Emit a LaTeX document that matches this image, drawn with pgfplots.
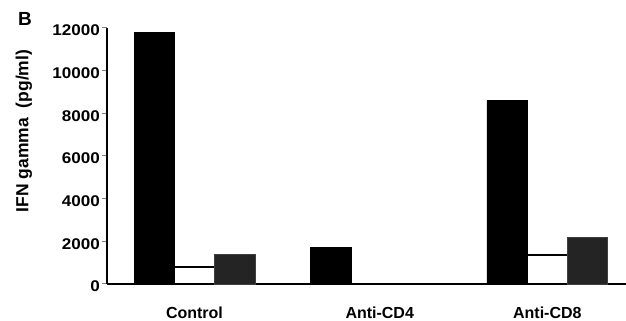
\documentclass[border=0pt]{standalone}
\usepackage{fontspec}
\setmainfont{Liberation Sans}
\newfontfamily\tickfont[FakeStretch=1.1]{Liberation Sans}
\usepackage{pgfplots}
\pgfplotsset{compat=1.18}
\begin{document}
\begin{tikzpicture}
\useasboundingbox (0,0) rectangle (626pt,321pt);
\begin{axis}[
  at={(107pt,37pt)}, anchor=south west,
  scale only axis, width=519pt, height=256pt,
  xmin=-0.496, xmax=2.446, ymin=0, ymax=12000,
  axis x line*=bottom, axis y line*=left,
  axis line style={line width=1.1pt},
  ytick={0,2000,4000,6000,8000,10000,12000},
  scaled y ticks=false,
  /pgf/number format/1000 sep={},
  /pgf/number format/assume math mode=true,
  tick align=outside, major tick length=5pt,
  ytick style={line width=1pt},
  yticklabel style={font=\tickfont\fontsize{15.5}{17}\selectfont\bfseries, inner sep=0pt, anchor=east, xshift=-2pt, yshift=-2.5pt},
  xtick={0,1.05,2},
  xticklabels={Control,Anti-CD4,Anti-CD8},
  xtick style={draw=none},
  xticklabel style={font=\fontsize{16}{18}\selectfont\bfseries, inner sep=0pt, anchor=north, yshift=-18pt},
  clip=false,
]
\addplot[ybar, bar width=0.228, bar shift=-0.228, fill=black, draw=black, line width=0.6pt] coordinates {(0,11800) (1,1700) (2,8600)};
\addplot[ybar, bar width=0.228, bar shift=0, fill=white, draw=black, line width=1.2pt] coordinates {(0,800) (2,1360)};
\addplot[ybar, bar width=0.228, bar shift=0.228, fill=black!86, draw=black!75, line width=0.6pt] coordinates {(0,1400) (2,2200)};
\end{axis}
\node[font=\fontsize{19}{21}\selectfont\bfseries, inner sep=0pt] at (25pt,302pt) {B};
\node[font=\fontsize{17.5}{19}\selectfont\bfseries, inner sep=0pt, rotate=90] at (24pt,190pt) {IFN gamma\ \ (pg/ml)};
\end{tikzpicture}
\end{document}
──────────────────────────────
◆ SHORT TASK
Copy the listing in full and without alteration, omitting every picture.

◆ SOLUTION
Emit a LaTeX document that matches this image, drawn with pgfplots.
\documentclass[border=0pt]{standalone}
\usepackage{fontspec}
\setmainfont{Liberation Sans}
\newfontfamily\tickfont[FakeStretch=1.1]{Liberation Sans}
\usepackage{pgfplots}
\pgfplotsset{compat=1.18}
\begin{document}
\begin{tikzpicture}
\useasboundingbox (0,0) rectangle (626pt,321pt);
\begin{axis}[
  at={(107pt,37pt)}, anchor=south west,
  scale only axis, width=519pt, height=256pt,
  xmin=-0.496, xmax=2.446, ymin=0, ymax=12000,
  axis x line*=bottom, axis y line*=left,
  axis line style={line width=1.1pt},
  ytick={0,2000,4000,6000,8000,10000,12000},
  scaled y ticks=false,
  /pgf/number format/1000 sep={},
  /pgf/number format/assume math mode=true,
  tick align=outside, major tick length=5pt,
  ytick style={line width=1pt},
  yticklabel style={font=\tickfont\fontsize{15.5}{17}\selectfont\bfseries, inner sep=0pt, anchor=east, xshift=-2pt, yshift=-2.5pt},
  xtick={0,1.05,2},
  xticklabels={Control,Anti-CD4,Anti-CD8},
  xtick style={draw=none},
  xticklabel style={font=\fontsize{16}{18}\selectfont\bfseries, inner sep=0pt, anchor=north, yshift=-18pt},
  clip=false,
]
\addplot[ybar, bar width=0.228, bar shift=-0.228, fill=black, draw=black, line width=0.6pt] coordinates {(0,11800) (1,1700) (2,8600)};
\addplot[ybar, bar width=0.228, bar shift=0, fill=white, draw=black, line width=1.2pt] coordinates {(0,800) (2,1360)};
\addplot[ybar, bar width=0.228, bar shift=0.228, fill=black!86, draw=black!75, line width=0.6pt] coordinates {(0,1400) (2,2200)};
\end{axis}
\node[font=\fontsize{19}{21}\selectfont\bfseries, inner sep=0pt] at (25pt,302pt) {B};
\node[font=\fontsize{17.5}{19}\selectfont\bfseries, inner sep=0pt, rotate=90] at (24pt,190pt) {IFN gamma\ \ (pg/ml)};
\end{tikzpicture}
\end{document}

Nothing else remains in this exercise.